Al tempo stesso, però, stiamo osservando i primi segnali di un rallentamento della decrescita. Ed è proprio in una situazione di questo tipo che il fast food all’italiana, secondo Figura, può rivelarsi un’opportunità. «Questo tipo di locale - spiega - si presta più di ogni altro all’innovazione dell’offerta, allo sviluppo di nuovi concept e anche di catene, in un processo che porterà il nostro bar tradizionale a trasformarsi in qualcos’altro». Un segnale molto chiaro della potenzialità del fast food all’italiana lo si deduce osservando i momenti di consumo caratteristici di questo tipo di locale che, come abbiamo detto, propone cibo veloce della tradizione italiana, dal panino con la milza tipico di Palermo alla porchetta di Ariccia, dai salumi piacentini alla pasta fatta in casa.

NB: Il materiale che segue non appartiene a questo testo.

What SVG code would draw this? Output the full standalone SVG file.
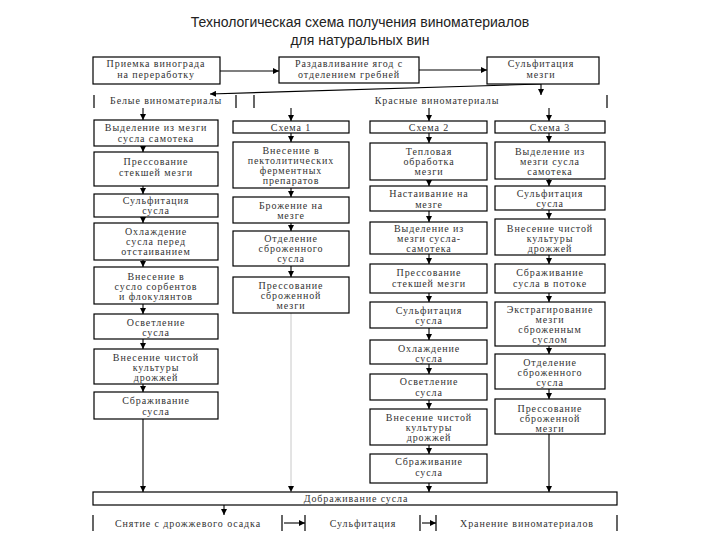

Un profilo diverso da quello medio della ristorazione veloce italiana, con un peso maggiore di tre momenti chiave: colazione, pranzo e aperitivo. «Per una struttura che è già attrezzata a fornire un cibo veloce - dice Figura - come una piadineria o una rosticceria che propone gli arancini a pranzo, è più facile aprirsi alla colazione e all’aperitivo perché ha già, per esempio, gli strumenti per lavorare il cibo, cioè una cucina, un laboratorio o, comunque, un’organizzazione del lavoro per la trasformazione o la preparazione». Un altro filone su cui lavorare, secondo Figura, è quello dello street food, sempre più presente in un’informazione, soprattutto televisiva, incentrata sulla riscoperta del cibo della nostra tradizione, facile e veloce da preparare. Dalle polpette al risotto, esistono mille spunti per creare locali monotematici, incentrati sullo sviluppo di un solo prodotto alimentare declinato in più modi e da proporre in diversi orari della giornata.

Il momento di investire

Secondo Figura assisteremo alla comparsa di esercizi di fast food all’italiana sempre più legati a catene o in franchising. «È questo - osserva l’esperto - il momento di investire. Ed è molto probabile che assisteremo, proprio sul tema dei fast food all’italiana, alla nascita di nuove iniziative e a una riorganizzazione del mercato del fuoricasa secondo uno schema più simile a quello tipico di mercati più evoluti, in cui le catene hanno un peso molto più importante».
Vorrà dire allora che il bar del piccolo proprietario è destinato a sparire? No di certo. «Anche il piccolo bar - suggerisce Figura - può convertirsi a questa formula, e la tendenza già in atto. Abbiamo anche diverse segnalazioni di ristoratori classici che pensano di chiudere e riaprire in una forma più “easy”, magari legata a una catena in franchising».
Tra l’altro, il fast food targato Italia consente di ampliare la vendita anche con take away e la consegna a domicilio. Un deciso cambiamento di abitudini rispetto al bar tradizionale, con tante opportunità da sfruttare.